At the same time of year, more charming Cape Town, a 150-minute flight toward Antarctica, may be one of the windiest cities in the world.  Winds calmed during our visit, but we heard stories from a week earlier when tourists were roped together so they wouldn’t get blown away between their tour buses and hotels. That’s really embarrassing to think about so near to where gale-force winds around the Cape of Good Hope sank many ships traveling between Europe and Asia prior to the opening of the Suez Canal just 150 years ago.

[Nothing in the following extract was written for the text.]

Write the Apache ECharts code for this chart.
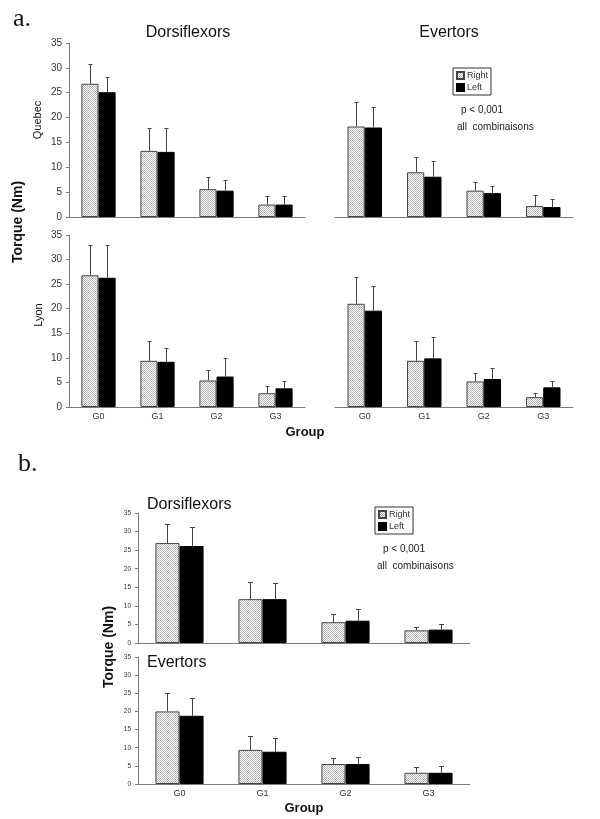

Driving further down the country’s cape, while we passed many miles of gorgeous cliffs, dunes, beaches and ocean on the right side of the road, on our left, we passed the most extreme poverty we had ever seen on this planet. . . until we saw such pockets of poverty again, and still again, outside other cities and towns across South Africa

The next two days took us to the most expansive and least expensive wine region we’ve ever visited, where we found an unheralded winery (Jordan) to be a better experience than another which was more publicized and pretentious. Even in these lovely environs, a highway blockade reminded us of the divide between rich and poor as locals protested the arrest by government authorities of one of their own who was suspected of possessing drugs.

The following two days found us further inland where several years of drought have fried the Little Karoo to the driest it’s been in anyone’s memory. At the private Sanbona Wildlife Reserve, whose research is important at any time but especially critical during this period of unprecedented manmade and natural threats, we had the closest experiences of our lives with elephants, white rhinos and a cheetah, saw the rare Cape Zebra and glimpsed two of only ten white lions known to be in the wild anywhere in the world.

Eventually, we turned south again, and saw a fog bank descending like a down cover from the mountain tops that divide the Karoo from the Indian Ocean.  It’s like two different worlds: sunny, hot, brown and rocky on one side; foggy, cool, green and wooded on the other.  Those South Africa extremes, again, making this perhaps the most impossible country to generalize we’ve ever visited.

The southern coast of this country and continent is unmatched for sand dunes and soft beaches.  They extend hundreds of yards inland from the edge of the Indian Ocean; they continue along the shore line —  with only few and brief interruptions — for hundreds of miles. These pristine beaches are so massive and marvelous a person can almost forget about blemishes in other parts of South Africa.